- **TASK DATA**:
━━━
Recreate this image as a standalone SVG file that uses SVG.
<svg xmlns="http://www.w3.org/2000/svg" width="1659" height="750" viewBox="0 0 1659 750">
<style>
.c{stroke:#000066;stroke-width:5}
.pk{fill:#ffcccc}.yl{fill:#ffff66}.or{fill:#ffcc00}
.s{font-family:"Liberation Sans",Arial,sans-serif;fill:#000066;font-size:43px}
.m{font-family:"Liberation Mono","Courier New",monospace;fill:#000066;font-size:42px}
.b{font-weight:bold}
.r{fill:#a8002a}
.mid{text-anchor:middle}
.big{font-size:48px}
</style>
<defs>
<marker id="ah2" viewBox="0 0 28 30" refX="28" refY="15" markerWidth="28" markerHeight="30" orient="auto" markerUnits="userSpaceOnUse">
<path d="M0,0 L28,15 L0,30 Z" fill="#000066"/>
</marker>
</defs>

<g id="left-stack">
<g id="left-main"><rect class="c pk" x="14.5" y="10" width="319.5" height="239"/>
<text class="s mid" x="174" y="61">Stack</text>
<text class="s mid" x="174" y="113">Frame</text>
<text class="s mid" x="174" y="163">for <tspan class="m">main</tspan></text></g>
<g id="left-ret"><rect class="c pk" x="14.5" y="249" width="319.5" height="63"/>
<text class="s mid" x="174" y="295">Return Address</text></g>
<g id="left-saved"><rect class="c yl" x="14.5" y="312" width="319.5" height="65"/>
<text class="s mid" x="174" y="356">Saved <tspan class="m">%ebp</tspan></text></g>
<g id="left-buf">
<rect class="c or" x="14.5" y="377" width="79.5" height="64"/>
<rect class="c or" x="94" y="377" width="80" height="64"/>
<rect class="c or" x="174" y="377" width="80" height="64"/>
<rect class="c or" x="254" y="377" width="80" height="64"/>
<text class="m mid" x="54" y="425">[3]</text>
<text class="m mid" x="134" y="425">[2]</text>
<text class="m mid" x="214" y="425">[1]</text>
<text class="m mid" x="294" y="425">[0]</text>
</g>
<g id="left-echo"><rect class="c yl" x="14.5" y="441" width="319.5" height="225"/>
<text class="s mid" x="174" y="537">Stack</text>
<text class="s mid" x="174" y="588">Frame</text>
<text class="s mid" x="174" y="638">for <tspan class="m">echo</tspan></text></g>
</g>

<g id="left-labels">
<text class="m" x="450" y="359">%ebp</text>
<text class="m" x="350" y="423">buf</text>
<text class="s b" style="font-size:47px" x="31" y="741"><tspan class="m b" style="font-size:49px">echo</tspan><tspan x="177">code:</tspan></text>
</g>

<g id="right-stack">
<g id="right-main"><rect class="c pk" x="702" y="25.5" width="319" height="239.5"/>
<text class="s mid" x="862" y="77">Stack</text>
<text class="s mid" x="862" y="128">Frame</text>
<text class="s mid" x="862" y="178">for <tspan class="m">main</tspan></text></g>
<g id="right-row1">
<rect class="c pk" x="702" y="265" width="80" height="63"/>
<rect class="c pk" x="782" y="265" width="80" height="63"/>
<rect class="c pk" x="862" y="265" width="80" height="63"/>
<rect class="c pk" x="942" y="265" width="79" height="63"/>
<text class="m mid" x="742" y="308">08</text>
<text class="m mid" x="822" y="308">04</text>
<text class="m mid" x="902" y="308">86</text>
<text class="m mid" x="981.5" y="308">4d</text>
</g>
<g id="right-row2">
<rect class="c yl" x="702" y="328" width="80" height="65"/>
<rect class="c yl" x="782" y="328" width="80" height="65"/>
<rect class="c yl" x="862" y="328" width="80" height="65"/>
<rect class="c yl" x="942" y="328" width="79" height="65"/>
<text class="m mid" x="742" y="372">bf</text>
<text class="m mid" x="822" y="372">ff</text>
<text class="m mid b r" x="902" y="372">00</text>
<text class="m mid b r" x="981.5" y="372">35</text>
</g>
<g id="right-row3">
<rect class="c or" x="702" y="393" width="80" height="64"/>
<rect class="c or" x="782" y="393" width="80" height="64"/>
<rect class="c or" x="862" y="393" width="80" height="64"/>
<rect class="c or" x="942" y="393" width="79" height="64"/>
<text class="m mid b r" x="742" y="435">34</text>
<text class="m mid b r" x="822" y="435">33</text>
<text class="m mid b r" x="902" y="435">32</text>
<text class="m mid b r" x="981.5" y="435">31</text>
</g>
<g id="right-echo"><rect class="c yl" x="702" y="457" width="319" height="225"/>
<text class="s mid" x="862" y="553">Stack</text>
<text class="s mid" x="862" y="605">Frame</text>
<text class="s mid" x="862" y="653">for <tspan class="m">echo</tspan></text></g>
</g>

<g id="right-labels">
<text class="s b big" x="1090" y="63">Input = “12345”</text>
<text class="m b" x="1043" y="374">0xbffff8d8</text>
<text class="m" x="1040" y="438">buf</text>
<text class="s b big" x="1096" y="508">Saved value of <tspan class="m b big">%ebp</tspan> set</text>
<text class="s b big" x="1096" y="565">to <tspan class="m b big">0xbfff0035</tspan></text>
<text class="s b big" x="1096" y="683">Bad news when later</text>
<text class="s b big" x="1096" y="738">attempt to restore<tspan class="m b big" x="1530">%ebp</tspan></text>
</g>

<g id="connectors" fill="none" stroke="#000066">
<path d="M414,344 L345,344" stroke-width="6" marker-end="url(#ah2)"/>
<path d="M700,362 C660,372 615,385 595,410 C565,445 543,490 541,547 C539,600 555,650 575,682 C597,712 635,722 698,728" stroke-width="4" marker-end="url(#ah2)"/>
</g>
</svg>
━━━
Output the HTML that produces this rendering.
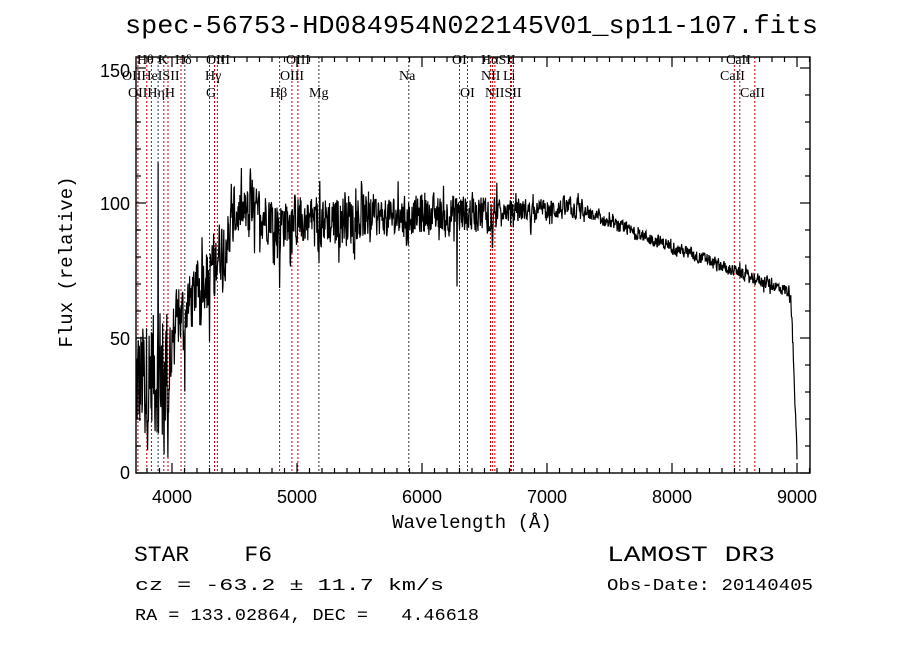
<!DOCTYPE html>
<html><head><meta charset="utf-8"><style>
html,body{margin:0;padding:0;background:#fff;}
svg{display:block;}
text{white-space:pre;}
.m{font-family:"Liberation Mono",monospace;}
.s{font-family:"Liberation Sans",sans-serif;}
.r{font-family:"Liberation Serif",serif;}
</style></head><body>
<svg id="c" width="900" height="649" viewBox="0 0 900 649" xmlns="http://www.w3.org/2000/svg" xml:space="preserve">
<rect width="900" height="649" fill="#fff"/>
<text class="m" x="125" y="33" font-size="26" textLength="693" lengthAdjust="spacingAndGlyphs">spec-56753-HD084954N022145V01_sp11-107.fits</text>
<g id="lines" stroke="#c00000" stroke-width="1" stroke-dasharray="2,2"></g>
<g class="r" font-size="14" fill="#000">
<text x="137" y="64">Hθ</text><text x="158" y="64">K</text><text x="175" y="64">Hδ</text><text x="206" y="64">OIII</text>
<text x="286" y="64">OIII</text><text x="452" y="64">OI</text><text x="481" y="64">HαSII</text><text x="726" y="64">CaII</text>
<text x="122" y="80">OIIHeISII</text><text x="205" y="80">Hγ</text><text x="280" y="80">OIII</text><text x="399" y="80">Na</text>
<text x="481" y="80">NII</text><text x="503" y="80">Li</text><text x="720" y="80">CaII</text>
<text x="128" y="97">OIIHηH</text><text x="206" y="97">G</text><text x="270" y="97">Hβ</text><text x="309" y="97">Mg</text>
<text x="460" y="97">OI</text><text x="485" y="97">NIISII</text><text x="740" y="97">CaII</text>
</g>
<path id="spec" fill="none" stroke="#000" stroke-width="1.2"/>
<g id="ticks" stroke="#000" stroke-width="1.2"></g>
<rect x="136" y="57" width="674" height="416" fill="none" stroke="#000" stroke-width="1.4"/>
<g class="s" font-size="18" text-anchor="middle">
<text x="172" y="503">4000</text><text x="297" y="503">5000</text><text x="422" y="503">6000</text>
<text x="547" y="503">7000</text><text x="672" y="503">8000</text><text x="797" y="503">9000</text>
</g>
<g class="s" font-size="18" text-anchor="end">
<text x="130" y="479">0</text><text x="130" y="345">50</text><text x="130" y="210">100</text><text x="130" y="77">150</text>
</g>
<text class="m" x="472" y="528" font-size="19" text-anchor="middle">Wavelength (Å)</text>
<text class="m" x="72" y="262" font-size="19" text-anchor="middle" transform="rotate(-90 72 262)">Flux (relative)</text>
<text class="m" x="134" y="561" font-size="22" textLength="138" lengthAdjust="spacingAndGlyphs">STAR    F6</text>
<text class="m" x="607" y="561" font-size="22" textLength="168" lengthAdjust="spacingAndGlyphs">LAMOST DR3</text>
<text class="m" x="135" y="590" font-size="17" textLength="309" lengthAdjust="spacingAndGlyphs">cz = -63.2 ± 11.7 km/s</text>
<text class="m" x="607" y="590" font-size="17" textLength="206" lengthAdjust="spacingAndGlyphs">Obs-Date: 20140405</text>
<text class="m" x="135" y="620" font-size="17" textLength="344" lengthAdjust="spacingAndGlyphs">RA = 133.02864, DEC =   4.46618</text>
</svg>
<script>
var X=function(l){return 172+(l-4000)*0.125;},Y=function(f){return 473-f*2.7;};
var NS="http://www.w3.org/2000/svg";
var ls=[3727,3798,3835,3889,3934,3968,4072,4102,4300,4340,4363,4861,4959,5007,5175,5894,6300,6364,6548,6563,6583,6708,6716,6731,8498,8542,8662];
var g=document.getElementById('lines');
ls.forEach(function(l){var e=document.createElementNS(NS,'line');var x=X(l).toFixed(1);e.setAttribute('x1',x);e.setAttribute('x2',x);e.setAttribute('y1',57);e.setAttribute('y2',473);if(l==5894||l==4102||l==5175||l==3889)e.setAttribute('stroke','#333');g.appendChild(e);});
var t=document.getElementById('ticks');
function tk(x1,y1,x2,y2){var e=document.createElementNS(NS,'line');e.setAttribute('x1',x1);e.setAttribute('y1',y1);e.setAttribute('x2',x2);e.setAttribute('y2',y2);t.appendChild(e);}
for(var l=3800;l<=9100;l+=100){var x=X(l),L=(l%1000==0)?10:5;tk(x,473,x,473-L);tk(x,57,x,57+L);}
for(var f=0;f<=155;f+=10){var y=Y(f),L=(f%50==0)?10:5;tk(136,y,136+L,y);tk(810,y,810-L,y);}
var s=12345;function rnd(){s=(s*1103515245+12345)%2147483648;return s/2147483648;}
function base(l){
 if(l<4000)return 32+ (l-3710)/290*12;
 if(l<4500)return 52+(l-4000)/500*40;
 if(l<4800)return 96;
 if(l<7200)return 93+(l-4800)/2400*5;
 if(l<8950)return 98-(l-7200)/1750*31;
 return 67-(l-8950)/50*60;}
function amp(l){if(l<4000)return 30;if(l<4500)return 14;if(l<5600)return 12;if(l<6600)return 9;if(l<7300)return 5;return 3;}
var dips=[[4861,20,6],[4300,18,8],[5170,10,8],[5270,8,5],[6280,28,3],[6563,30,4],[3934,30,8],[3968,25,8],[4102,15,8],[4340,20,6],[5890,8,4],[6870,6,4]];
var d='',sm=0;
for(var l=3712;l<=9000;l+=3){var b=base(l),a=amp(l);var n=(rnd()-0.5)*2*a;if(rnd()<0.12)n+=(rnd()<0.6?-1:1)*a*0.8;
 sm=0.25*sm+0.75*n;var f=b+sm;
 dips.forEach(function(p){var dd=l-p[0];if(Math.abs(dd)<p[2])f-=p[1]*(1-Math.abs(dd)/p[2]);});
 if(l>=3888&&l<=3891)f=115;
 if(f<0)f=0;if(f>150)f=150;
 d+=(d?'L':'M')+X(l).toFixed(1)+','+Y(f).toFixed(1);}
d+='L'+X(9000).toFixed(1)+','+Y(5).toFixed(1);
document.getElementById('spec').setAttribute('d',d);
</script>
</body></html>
━━━
- **TO BE DONE**:
State how many lines of the records hold the string "that", and nothing else.

- **THE SOLUTION**:
2